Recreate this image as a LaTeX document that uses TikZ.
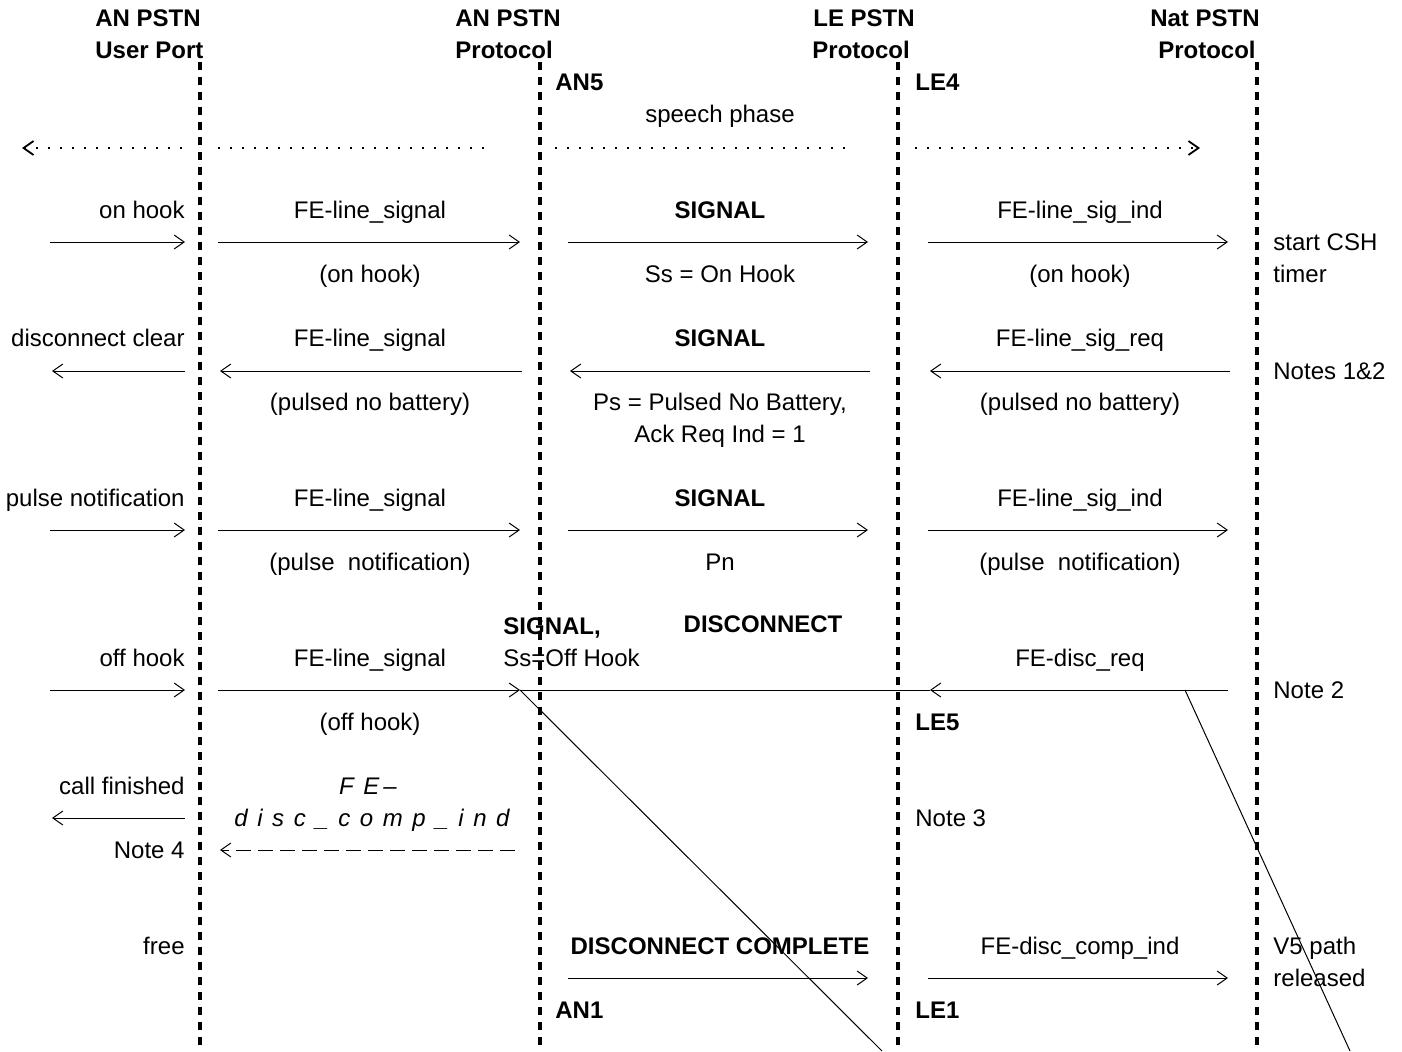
\documentclass[tikz,border=0pt]{standalone}
\usepackage{fontspec}
\setmainfont{Liberation Sans}
\usetikzlibrary{arrows.meta}

\begin{document}
\begin{tikzpicture}[x=0.5pt, y=-0.5pt,
    every node/.style={inner sep=0pt, text height=8.6pt, text depth=0pt,
      font=\fontsize{12}{14}\selectfont},
    bold/.style={font=\fontsize{12}{14}\selectfont\bfseries},
    iso/.style={font=\fontsize{12}{14}\selectfont\itshape\addfontfeature{LetterSpace=40}},
    life/.style={line width=1.7pt, dash pattern=on 4pt off 3.5pt},
    msg/.style={line width=0.5pt, -{Straight Barb[length=5pt, width=7pt]}},
    phase/.style={line width=0.9pt, dash pattern=on 1pt off 5pt}]
  \useasboundingbox (0,0) rectangle (1402,1051);

  % Headings
  \node[bold, anchor=west] (upA) at (95,18) {AN PSTN};
  \node[bold, anchor=west] (upB) at (95,50) {User Port};
  \node[bold, anchor=west] (anA) at (455,18) {AN PSTN};
  \node[bold, anchor=west] (anB) at (455,50) {Protocol};
  \node[bold, anchor=west] (leA) at (813,18) {LE PSTN};
  \node[bold, anchor=west] (leB) at (812,50) {Protocol};
  \node[bold, anchor=east] (natA) at (1260,18) {Nat PSTN};
  \node[bold, anchor=east] (natB) at (1256,50) {Protocol};

  % Lifelines
  \draw[life] (200,62) coordinate (up) -- (200,1051) coordinate (upE);
  \draw[life] (540,62) coordinate (an) -- (540,1051) coordinate (anE);
  \draw[life] (898,62) coordinate (le) -- (898,1051) coordinate (leE);
  \draw[life] (1257,62) coordinate (nat) -- (1257,1051) coordinate (natE);

  % States
  \node[bold, anchor=west] (an5) at (555,82) {AN5};
  \node[bold, anchor=west] (le4) at (915,82) {LE4};
  \node[bold, anchor=west] (le5) at (915,722) {LE5};
  \node[bold, anchor=west] (an1) at (555,1010) {AN1};
  \node[bold, anchor=west] (le1) at (915,1010) {LE1};

  % Speech phase
  \node (speech) at (720,114) {speech phase};
  \draw[phase, {Straight Barb[length=5pt, width=7pt]}-] (22,148) coordinate (sp0) -- (185,148) coordinate (sp1);
  \draw[phase] (218,148) coordinate (sp2) -- (490,148) coordinate (sp3);
  \draw[phase] (555,148) coordinate (sp4) -- (845,148) coordinate (sp5);
  \draw[phase, -{Straight Barb[length=5pt, width=7pt]}] (915,148) coordinate (sp6) -- (1200,148) coordinate (sp7);

  % On hook
  \node[anchor=east] (onh) at (185,210) {on hook};
  \draw[msg] (50,242) coordinate (onhS) -- (185,242) coordinate (onhT);
  \node (fls1) at (370,210) {FE-line\_signal};
  \draw[msg] (218,242) coordinate (fls1S) -- (520,242) coordinate (fls1T);
  \node (fls1b) at (370,274) {(on hook)};
  \node[bold] (sig1) at (720,210) {SIGNAL};
  \draw[msg] (568,242) coordinate (sig1S) -- (868,242) coordinate (sig1T);
  \node (sig1b) at (720,274) {Ss = On Hook};
  \node (ind1) at (1080,210) {FE-line\_sig\_ind};
  \draw[msg] (928,242) coordinate (ind1S) -- (1228,242) coordinate (ind1T);
  \node (ind1b) at (1080,274) {(on hook)};
  \node[anchor=west] (csh) at (1273,242) {start CSH};
  \node[anchor=west] (cshb) at (1273,274) {timer};

  % Disconnect clear
  \node[anchor=east] (dcl) at (185,338) {disconnect clear};
  \draw[msg] (185,371) coordinate (dclS) -- (52,371) coordinate (dclT);
  \node (fls2) at (370,338) {FE-line\_signal};
  \draw[msg] (522,371) coordinate (fls2S) -- (220,371) coordinate (fls2T);
  \node (fls2b) at (370,402) {(pulsed no battery)};
  \node[bold] (sig2) at (720,338) {SIGNAL};
  \draw[msg] (870,371) coordinate (sig2S) -- (570,371) coordinate (sig2T);
  \node (sig2b) at (720,402) {Ps = Pulsed No Battery,};
  \node (sig2c) at (720,434) {Ack Req Ind = 1};
  \node (req2) at (1080,338) {FE-line\_sig\_req};
  \draw[msg] (1230,371) coordinate (req2S) -- (930,371) coordinate (req2T);
  \node (req2b) at (1080,402) {(pulsed no battery)};
  \node[anchor=west] (n12) at (1273,371) {Notes 1\&2};

  % Pulse notification
  \node[anchor=east] (pn) at (185,498) {pulse notification};
  \draw[msg] (50,530) coordinate (pnS) -- (185,530) coordinate (pnT);
  \node (fls3) at (370,498) {FE-line\_signal};
  \draw[msg] (218,530) coordinate (fls3S) -- (520,530) coordinate (fls3T);
  \node (fls3b) at (370,562) {(pulse\ \ notification)};
  \node[bold] (sig3) at (720,498) {SIGNAL};
  \draw[msg] (568,530) coordinate (sig3S) -- (868,530) coordinate (sig3T);
  \node (sig3b) at (720,562) {Pn};
  \node (ind3) at (1080,498) {FE-line\_sig\_ind};
  \draw[msg] (928,530) coordinate (ind3S) -- (1228,530) coordinate (ind3T);
  \node (ind3b) at (1080,562) {(pulse\ \ notification)};

  % Off hook and disconnect
  \node[anchor=east] (ofh) at (185,658) {off hook};
  \draw[msg] (50,690) coordinate (ofhS) -- (185,690) coordinate (ofhT);
  \node (fls4) at (370,658) {FE-line\_signal};
  \draw[msg] (218,690) coordinate (fls4S) -- (520,690) coordinate (fls4T);
  \node (fls4b) at (370,722) {(off hook)};
  \node[bold, anchor=west] (sig4) at (503,626) {SIGNAL,};
  \node[anchor=west] (sig4b) at (503,658) {Ss=Off Hook};
  \node[bold] (disc) at (763,624) {DISCONNECT};
  \node (dreq) at (1080,658) {FE-disc\_req};
  \draw[msg] (1228,690) coordinate (dreqS) -- (930,690) coordinate (dreqT);
  \draw[line width=0.5pt] (fls4T) -- (dreqT);
  \node[anchor=west] (n2) at (1273,690) {Note 2};
  % crossing slants
  \draw[line width=0.5pt] (fls4T) -- (882,1051) coordinate (slA);
  \draw[line width=0.5pt] (1185,690) coordinate (kink) -- (1350,1051) coordinate (slB);

  % Call finished
  \node[anchor=east] (cf) at (185,786) {call finished};
  \draw[msg] (185,818) coordinate (cfS) -- (52,818) coordinate (cfT);
  \node[anchor=east] (n4) at (185,850) {Note 4};
  \node[iso] (dci1) at (368,786) {FE\,--};
  \node[iso] (dci2) at (372,818) {disc\_comp\_ind};
  \draw[msg, dash pattern=on 7.5pt off 3.5pt] (515,850) coordinate (dciS) -- (220,850) coordinate (dciT);
  \node[anchor=west] (n3) at (915,818) {Note 3};

  % Free
  \node[anchor=east] (fr) at (185,946) {free};
  \node[bold] (dcomp) at (720,946) {DISCONNECT COMPLETE};
  \draw[msg] (568,978) coordinate (dcompS) -- (868,978) coordinate (dcompT);
  \node (fdc) at (1080,946) {FE-disc\_comp\_ind};
  \draw[msg] (928,978) coordinate (fdcS) -- (1228,978) coordinate (fdcT);
  \node[anchor=west] (v5) at (1273,946) {V5 path};
  \node[anchor=west] (v5b) at (1273,978) {released};
\end{tikzpicture}
\end{document}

******************************

◆ TASK INSTRUCTIONS ◆
With the pictures left out, transcribe the material exactly.

◆ COMPLETED EXERCISE ◆
Recreate this image as a LaTeX document that uses TikZ.
\documentclass[tikz,border=0pt]{standalone}
\usepackage{fontspec}
\setmainfont{Liberation Sans}
\usetikzlibrary{arrows.meta}

\begin{document}
\begin{tikzpicture}[x=0.5pt, y=-0.5pt,
    every node/.style={inner sep=0pt, text height=8.6pt, text depth=0pt,
      font=\fontsize{12}{14}\selectfont},
    bold/.style={font=\fontsize{12}{14}\selectfont\bfseries},
    iso/.style={font=\fontsize{12}{14}\selectfont\itshape\addfontfeature{LetterSpace=40}},
    life/.style={line width=1.7pt, dash pattern=on 4pt off 3.5pt},
    msg/.style={line width=0.5pt, -{Straight Barb[length=5pt, width=7pt]}},
    phase/.style={line width=0.9pt, dash pattern=on 1pt off 5pt}]
  \useasboundingbox (0,0) rectangle (1402,1051);

  % Headings
  \node[bold, anchor=west] (upA) at (95,18) {AN PSTN};
  \node[bold, anchor=west] (upB) at (95,50) {User Port};
  \node[bold, anchor=west] (anA) at (455,18) {AN PSTN};
  \node[bold, anchor=west] (anB) at (455,50) {Protocol};
  \node[bold, anchor=west] (leA) at (813,18) {LE PSTN};
  \node[bold, anchor=west] (leB) at (812,50) {Protocol};
  \node[bold, anchor=east] (natA) at (1260,18) {Nat PSTN};
  \node[bold, anchor=east] (natB) at (1256,50) {Protocol};

  % Lifelines
  \draw[life] (200,62) coordinate (up) -- (200,1051) coordinate (upE);
  \draw[life] (540,62) coordinate (an) -- (540,1051) coordinate (anE);
  \draw[life] (898,62) coordinate (le) -- (898,1051) coordinate (leE);
  \draw[life] (1257,62) coordinate (nat) -- (1257,1051) coordinate (natE);

  % States
  \node[bold, anchor=west] (an5) at (555,82) {AN5};
  \node[bold, anchor=west] (le4) at (915,82) {LE4};
  \node[bold, anchor=west] (le5) at (915,722) {LE5};
  \node[bold, anchor=west] (an1) at (555,1010) {AN1};
  \node[bold, anchor=west] (le1) at (915,1010) {LE1};

  % Speech phase
  \node (speech) at (720,114) {speech phase};
  \draw[phase, {Straight Barb[length=5pt, width=7pt]}-] (22,148) coordinate (sp0) -- (185,148) coordinate (sp1);
  \draw[phase] (218,148) coordinate (sp2) -- (490,148) coordinate (sp3);
  \draw[phase] (555,148) coordinate (sp4) -- (845,148) coordinate (sp5);
  \draw[phase, -{Straight Barb[length=5pt, width=7pt]}] (915,148) coordinate (sp6) -- (1200,148) coordinate (sp7);

  % On hook
  \node[anchor=east] (onh) at (185,210) {on hook};
  \draw[msg] (50,242) coordinate (onhS) -- (185,242) coordinate (onhT);
  \node (fls1) at (370,210) {FE-line\_signal};
  \draw[msg] (218,242) coordinate (fls1S) -- (520,242) coordinate (fls1T);
  \node (fls1b) at (370,274) {(on hook)};
  \node[bold] (sig1) at (720,210) {SIGNAL};
  \draw[msg] (568,242) coordinate (sig1S) -- (868,242) coordinate (sig1T);
  \node (sig1b) at (720,274) {Ss = On Hook};
  \node (ind1) at (1080,210) {FE-line\_sig\_ind};
  \draw[msg] (928,242) coordinate (ind1S) -- (1228,242) coordinate (ind1T);
  \node (ind1b) at (1080,274) {(on hook)};
  \node[anchor=west] (csh) at (1273,242) {start CSH};
  \node[anchor=west] (cshb) at (1273,274) {timer};

  % Disconnect clear
  \node[anchor=east] (dcl) at (185,338) {disconnect clear};
  \draw[msg] (185,371) coordinate (dclS) -- (52,371) coordinate (dclT);
  \node (fls2) at (370,338) {FE-line\_signal};
  \draw[msg] (522,371) coordinate (fls2S) -- (220,371) coordinate (fls2T);
  \node (fls2b) at (370,402) {(pulsed no battery)};
  \node[bold] (sig2) at (720,338) {SIGNAL};
  \draw[msg] (870,371) coordinate (sig2S) -- (570,371) coordinate (sig2T);
  \node (sig2b) at (720,402) {Ps = Pulsed No Battery,};
  \node (sig2c) at (720,434) {Ack Req Ind = 1};
  \node (req2) at (1080,338) {FE-line\_sig\_req};
  \draw[msg] (1230,371) coordinate (req2S) -- (930,371) coordinate (req2T);
  \node (req2b) at (1080,402) {(pulsed no battery)};
  \node[anchor=west] (n12) at (1273,371) {Notes 1\&2};

  % Pulse notification
  \node[anchor=east] (pn) at (185,498) {pulse notification};
  \draw[msg] (50,530) coordinate (pnS) -- (185,530) coordinate (pnT);
  \node (fls3) at (370,498) {FE-line\_signal};
  \draw[msg] (218,530) coordinate (fls3S) -- (520,530) coordinate (fls3T);
  \node (fls3b) at (370,562) {(pulse\ \ notification)};
  \node[bold] (sig3) at (720,498) {SIGNAL};
  \draw[msg] (568,530) coordinate (sig3S) -- (868,530) coordinate (sig3T);
  \node (sig3b) at (720,562) {Pn};
  \node (ind3) at (1080,498) {FE-line\_sig\_ind};
  \draw[msg] (928,530) coordinate (ind3S) -- (1228,530) coordinate (ind3T);
  \node (ind3b) at (1080,562) {(pulse\ \ notification)};

  % Off hook and disconnect
  \node[anchor=east] (ofh) at (185,658) {off hook};
  \draw[msg] (50,690) coordinate (ofhS) -- (185,690) coordinate (ofhT);
  \node (fls4) at (370,658) {FE-line\_signal};
  \draw[msg] (218,690) coordinate (fls4S) -- (520,690) coordinate (fls4T);
  \node (fls4b) at (370,722) {(off hook)};
  \node[bold, anchor=west] (sig4) at (503,626) {SIGNAL,};
  \node[anchor=west] (sig4b) at (503,658) {Ss=Off Hook};
  \node[bold] (disc) at (763,624) {DISCONNECT};
  \node (dreq) at (1080,658) {FE-disc\_req};
  \draw[msg] (1228,690) coordinate (dreqS) -- (930,690) coordinate (dreqT);
  \draw[line width=0.5pt] (fls4T) -- (dreqT);
  \node[anchor=west] (n2) at (1273,690) {Note 2};
  % crossing slants
  \draw[line width=0.5pt] (fls4T) -- (882,1051) coordinate (slA);
  \draw[line width=0.5pt] (1185,690) coordinate (kink) -- (1350,1051) coordinate (slB);

  % Call finished
  \node[anchor=east] (cf) at (185,786) {call finished};
  \draw[msg] (185,818) coordinate (cfS) -- (52,818) coordinate (cfT);
  \node[anchor=east] (n4) at (185,850) {Note 4};
  \node[iso] (dci1) at (368,786) {FE\,--};
  \node[iso] (dci2) at (372,818) {disc\_comp\_ind};
  \draw[msg, dash pattern=on 7.5pt off 3.5pt] (515,850) coordinate (dciS) -- (220,850) coordinate (dciT);
  \node[anchor=west] (n3) at (915,818) {Note 3};

  % Free
  \node[anchor=east] (fr) at (185,946) {free};
  \node[bold] (dcomp) at (720,946) {DISCONNECT COMPLETE};
  \draw[msg] (568,978) coordinate (dcompS) -- (868,978) coordinate (dcompT);
  \node (fdc) at (1080,946) {FE-disc\_comp\_ind};
  \draw[msg] (928,978) coordinate (fdcS) -- (1228,978) coordinate (fdcT);
  \node[anchor=west] (v5) at (1273,946) {V5 path};
  \node[anchor=west] (v5b) at (1273,978) {released};
\end{tikzpicture}
\end{document}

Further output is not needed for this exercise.